The Fed belatedly did the right thing in the first half of 2009.  It purchased back the $300 billion in securities it had sold.  Almost immediately, the stock market began to recover and by mid-year the economic began to recover.
The Fed spent the next five years purchasing an additional $3 trillion in securities.  This was three times the amount it had purchased since its founding in 1913.  The purchases were so excessive that banks left $2 trillion of these funds on deposit with the Fed.
No one knows how such massive purchases of securities have impacted the monetary system.  Nor is apparent how the $2 trillion banks have on deposit with the Fed will impact the amount of money in the economy. 
This year, as in 2008, the Fed has again sold $300 billion in securities.  One difference this year from 2008 is that banks have shifted $472 billion of their deposits with the Fed into the economy. 

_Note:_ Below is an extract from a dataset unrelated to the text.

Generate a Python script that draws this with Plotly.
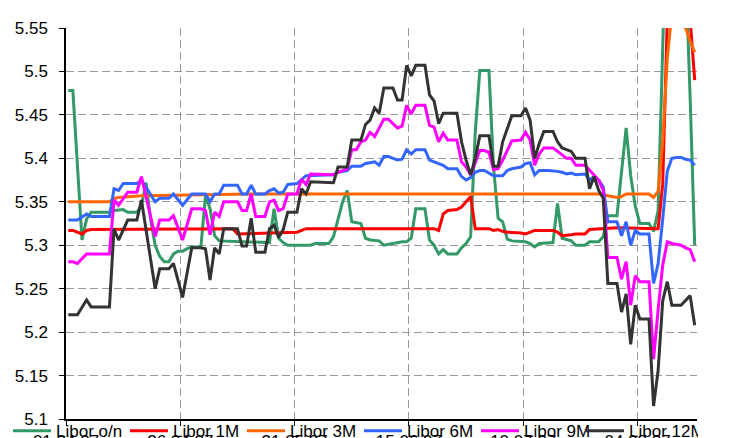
import pandas as pd
import plotly.graph_objects as go

START = pd.Timestamp("2007-04-01")

# Day offsets (days after 01.04.07) and rates in %
on_days = [0, 1, 3, 4, 5, 9, 10, 12, 13, 15, 16, 17, 18, 19, 20, 21, 22, 23, 24, 25, 26, 27, 29, 30, 31, 32, 33, 37,
           44, 45, 46, 47, 48, 53, 54, 57, 58, 59, 60, 61, 62, 64, 65, 66, 68, 69, 71, 73, 74, 75, 76, 78, 79, 80,
           81, 82, 83, 85, 86, 87, 88, 89, 90, 92, 93, 94, 95, 96, 97, 100, 101, 102, 103, 106, 107, 108, 110, 111,
           113, 114, 116, 117, 118, 120, 122, 123, 124, 125, 127, 128, 129, 130, 131, 132, 133, 134, 135, 136, 137]
on_vals = [5.478, 5.478, 5.306, 5.33, 5.338, 5.338, 5.34, 5.341, 5.338, 5.338, 5.345, 5.372, 5.33, 5.30, 5.287,
           5.281, 5.281, 5.29, 5.293, 5.293, 5.296, 5.298, 5.298, 5.357, 5.342, 5.311, 5.305, 5.304,
           5.303, 5.342, 5.308, 5.303, 5.30, 5.30, 5.302, 5.302, 5.31, 5.33, 5.35, 5.363, 5.327, 5.325, 5.308,
           5.306, 5.305, 5.30, 5.302, 5.304, 5.304, 5.308, 5.342, 5.342, 5.306, 5.30,
           5.29, 5.295, 5.29, 5.29, 5.297, 5.302, 5.31, 5.43, 5.501, 5.501, 5.39, 5.331, 5.327, 5.307, 5.305,
           5.304, 5.302, 5.298, 5.302, 5.303, 5.348, 5.308, 5.305, 5.30,
           5.30, 5.304, 5.304, 5.31, 5.334, 5.334, 5.435, 5.38, 5.345, 5.325, 5.325, 5.316, 5.34, 5.58, 5.86,
           5.90, 5.80, 5.70, 5.62, 5.47, 5.30]

m1_days = [0, 1, 3, 4, 5, 36, 37, 44, 47, 50, 52, 66, 80, 81, 82, 83, 85, 86, 87, 88, 89, 92, 93, 94, 95, 96,
           99, 100, 102, 106, 107, 108, 110, 111, 113, 114, 120, 129, 130, 131, 132, 133, 134, 135, 136, 137]
m1_vals = [5.317, 5.317, 5.313, 5.317, 5.318, 5.319, 5.313, 5.314, 5.315, 5.315, 5.319, 5.319, 5.319, 5.317,
           5.336, 5.34, 5.341, 5.344, 5.35, 5.356, 5.319, 5.319, 5.317, 5.318, 5.316, 5.315,
           5.314, 5.313, 5.317, 5.317, 5.315, 5.311, 5.312, 5.313, 5.313, 5.318, 5.32, 5.319, 5.37, 5.70, 5.75,
           5.80, 5.75, 5.65, 5.56, 5.49]

m3_days = [0, 9, 10, 11, 16, 30, 40, 116, 118, 120, 121, 122, 127, 128, 129, 130, 131, 132, 133, 134, 135,
           136, 137]
m3_vals = [5.35, 5.35, 5.354, 5.355, 5.357, 5.358, 5.359, 5.359, 5.357, 5.355, 5.356, 5.359, 5.359, 5.355,
           5.362, 5.42, 5.515, 5.58, 5.62, 5.60, 5.55, 5.535, 5.522]

m6_days = [0, 2, 4, 5, 9, 10, 11, 12, 15, 16, 19, 20, 22, 23, 25, 26, 27, 30, 31, 32, 33, 34, 37, 38, 39, 40,
           41, 43, 44, 45, 46, 47, 48, 50, 51, 52, 58, 59, 61, 62, 64, 65, 66, 67, 68, 69, 70, 72, 73, 74, 75,
           76, 78, 79, 81, 82, 83, 85, 86, 87, 88, 89, 90, 91, 93, 95, 96, 97, 99, 100, 101, 102, 103, 105,
           107, 108, 109, 110, 111, 113, 114, 115, 116, 117, 118, 120, 121, 122, 123, 124, 125, 127, 128, 129,
           130, 131, 132, 133, 134, 135, 136, 137]
m6_vals = [5.329, 5.329, 5.336, 5.333, 5.333, 5.365, 5.363, 5.371, 5.371, 5.375, 5.35, 5.354, 5.354, 5.359,
           5.346, 5.352, 5.359, 5.359, 5.35, 5.359, 5.359, 5.369, 5.369, 5.359, 5.359, 5.369,
           5.359, 5.359, 5.363, 5.365, 5.36, 5.361, 5.37, 5.371, 5.376, 5.38, 5.381, 5.384, 5.386, 5.391, 5.391,
           5.394, 5.395, 5.396, 5.392, 5.402, 5.402, 5.398, 5.399, 5.41, 5.405,
           5.41, 5.41, 5.398, 5.394, 5.392, 5.388, 5.388, 5.379, 5.375, 5.378, 5.384, 5.386, 5.386, 5.38, 5.38,
           5.386, 5.388, 5.39, 5.394, 5.395, 5.381, 5.386, 5.386,
           5.385, 5.384, 5.382, 5.383, 5.381, 5.382, 5.375, 5.379, 5.375, 5.367, 5.327, 5.327, 5.311, 5.327,
           5.30, 5.317, 5.313, 5.313, 5.256, 5.279,
           5.33, 5.385, 5.40, 5.401, 5.401, 5.399, 5.398, 5.392]

m9_days = [0, 1, 2, 4, 9, 10, 11, 13, 15, 16, 19, 20, 22, 23, 25, 27, 29, 30, 31, 32, 33, 34, 37, 38, 39, 40,
           41, 43, 44, 45, 46, 47, 48, 50, 51, 52, 53, 58, 59, 61, 62, 63, 64, 65, 66, 67, 69, 70, 71, 72, 73,
           74, 75, 76, 78, 79, 80, 81, 82, 83, 85, 86, 87, 88, 89, 90, 91, 92, 93, 94, 95, 96, 97, 99, 100, 101,
           102, 103, 104, 106, 107, 109, 110, 111, 113, 115, 116, 117, 118, 120, 121, 122, 123, 124, 125, 127,
           128, 129, 130, 131, 132, 134, 135, 136, 137]
m9_vals = [5.281, 5.281, 5.279, 5.29, 5.29, 5.352, 5.346, 5.361, 5.361, 5.379, 5.31, 5.329, 5.329, 5.334,
           5.306, 5.342, 5.342, 5.34, 5.312, 5.338, 5.333, 5.35, 5.35, 5.34, 5.34, 5.359,
           5.333, 5.333, 5.35, 5.352, 5.34, 5.342, 5.359, 5.359, 5.376, 5.37, 5.382, 5.381, 5.384, 5.388, 5.41,
           5.41, 5.419, 5.421, 5.43, 5.425, 5.445, 5.445, 5.44, 5.435, 5.437,
           5.461, 5.451, 5.461, 5.461, 5.438, 5.436, 5.419, 5.429, 5.421, 5.421, 5.396, 5.39, 5.381, 5.395,
           5.409, 5.409, 5.407, 5.387, 5.388, 5.398, 5.41, 5.42, 5.421, 5.43, 5.421,
           5.392, 5.405, 5.412, 5.412, 5.408, 5.40, 5.40, 5.392, 5.392, 5.381, 5.375, 5.363, 5.286, 5.286,
           5.261, 5.281, 5.231, 5.265, 5.258, 5.258,
           5.169, 5.226, 5.277, 5.304, 5.302, 5.30, 5.297, 5.295, 5.281]

m12_days = [0, 2, 4, 5, 9, 10, 11, 13, 15, 16, 19, 20, 22, 23, 25, 27, 29, 30, 31, 32, 33, 34, 37, 38, 39, 40,
            41, 43, 44, 45, 46, 47, 48, 50, 51, 52, 53, 58, 59, 61, 62, 64, 65, 66, 67, 68, 69, 71, 72, 73, 74,
            75, 76, 78, 79, 80, 81, 82, 85, 86, 87, 88, 89, 90, 92, 93, 94, 95, 97, 99, 100, 101, 102, 103, 104,
            106, 107, 108, 110, 111, 113, 114, 115, 116, 117, 118, 120, 121, 122, 123, 124, 125, 127, 128, 129,
            130, 131, 132, 134, 135, 136, 137]
m12_vals = [5.22, 5.22, 5.237, 5.229, 5.229, 5.319, 5.306, 5.329, 5.329, 5.352, 5.25, 5.273, 5.273, 5.279,
            5.24, 5.297, 5.297, 5.296, 5.26, 5.297, 5.29, 5.319, 5.319, 5.299, 5.299, 5.331,
            5.292, 5.292, 5.319, 5.323, 5.309, 5.318, 5.338, 5.338, 5.365, 5.359, 5.373, 5.372, 5.39, 5.39,
            5.421, 5.421, 5.439, 5.444, 5.458, 5.452, 5.481, 5.481, 5.467, 5.467, 5.507,
            5.495, 5.507, 5.507, 5.473, 5.466, 5.44, 5.452, 5.452, 5.419, 5.398, 5.381, 5.40, 5.426, 5.426,
            5.391, 5.391, 5.419, 5.449, 5.449, 5.458, 5.444, 5.40, 5.417, 5.431,
            5.431, 5.419, 5.412, 5.408, 5.40, 5.40, 5.365, 5.379, 5.363, 5.354, 5.256, 5.256, 5.223, 5.244,
            5.186, 5.231, 5.215, 5.215, 5.115, 5.156,
            5.236, 5.258, 5.231, 5.231, 5.236, 5.242, 5.208]

series = [
    ("Libor o/n", on_days, on_vals, "#339966"),
    ("Libor 1M", m1_days, m1_vals, "#FF0000"),
    ("Libor 3M", m3_days, m3_vals, "#FF6600"),
    ("Libor 6M", m6_days, m6_vals, "#3366FF"),
    ("Libor 9M", m9_days, m9_vals, "#FF00FF"),
    ("Libor 12M", m12_days, m12_vals, "#333333"),
]

y_ticks = [5.1, 5.15, 5.2, 5.25, 5.3, 5.35, 5.4, 5.45, 5.5, 5.55]
y_text = ["5.1", "5.15", "5.2", "5.25", "5.3", "5.35", "5.4", "5.45", "5.5", "5.55"]

FONT = "Liberation Sans, Arial, sans-serif"

fig = go.Figure()
for i, (name, days, vals, color) in enumerate(series):
    # Excel date axis: each daily point sits in the middle of its day
    x = [START + pd.Timedelta(days=d, hours=12) for d in days]
    fig.add_trace(go.Scatter(x=x, y=vals, mode="lines", name=name,
                             legend="legend2" if i == len(series) - 1 else "legend",
                             line=dict(color=color, width=3)))

legend_common = dict(orientation="h", xref="container", yref="container",
                     y=0.034, xanchor="left", yanchor="middle",
                     bgcolor="rgba(0,0,0,0)", font=dict(size=17),
                     itemwidth=38, entrywidth=64, entrywidthmode="pixels",
                     tracegroupgap=0)

fig.update_layout(
    width=729, height=438,
    margin=dict(l=58, r=40, t=20, b=27, autoexpand=False),
    paper_bgcolor="white", plot_bgcolor="white",
    font=dict(family=FONT, size=17, color="black"),
    legend=dict(x=0.0, **legend_common),
    legend2=dict(x=0.786, **legend_common),
    showlegend=True,
)
fig.update_xaxes(
    type="date", range=[START, START + pd.Timedelta(days=138)],
    tickmode="linear", tick0=START, dtick=25 * 86400000,
    tickformat="%d.%m.%y", automargin=False,
    showgrid=True, gridcolor="#999999", griddash="8px,4px", gridwidth=1,
    showline=True, linecolor="black", linewidth=1.5,
    ticks="outside", ticklen=5, tickcolor="black",
    ticklabelstandoff=1,
    tickfont=dict(size=17), zeroline=False,
)
fig.update_yaxes(
    range=[5.1, 5.55], tickmode="array", tickvals=y_ticks, ticktext=y_text,
    automargin=False,
    showgrid=True, gridcolor="#999999", griddash="8px,4px", gridwidth=1,
    showline=True, linecolor="black", linewidth=1.5,
    ticks="outside", ticklen=5, tickcolor="black", ticklabelstandoff=8,
    tickfont=dict(size=17), zeroline=False,
)

fig.write_html("out.html")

What isn’t known is whether the Fed’s sales of securities are powerful enough to overwhelm any stimulus from banks’ shifting of funds into the economy.  It’s conceivable that, as in 2008, the restraint from Fed sales of securities is the dominant force driving monetary policy.
The Fed’s ongoing experiments with monetary operations have created challenges in interpreting the impact of it monetary actions.  Given the unknowns surrounding monetary policy, the Fed’s most prudent course of action is to stop selling securities and pause with any further increase in interest rates. 
If the Fed pauses in its moves toward monetary restraint, it will reduce the odds of a recession and send stock prices sharply higher.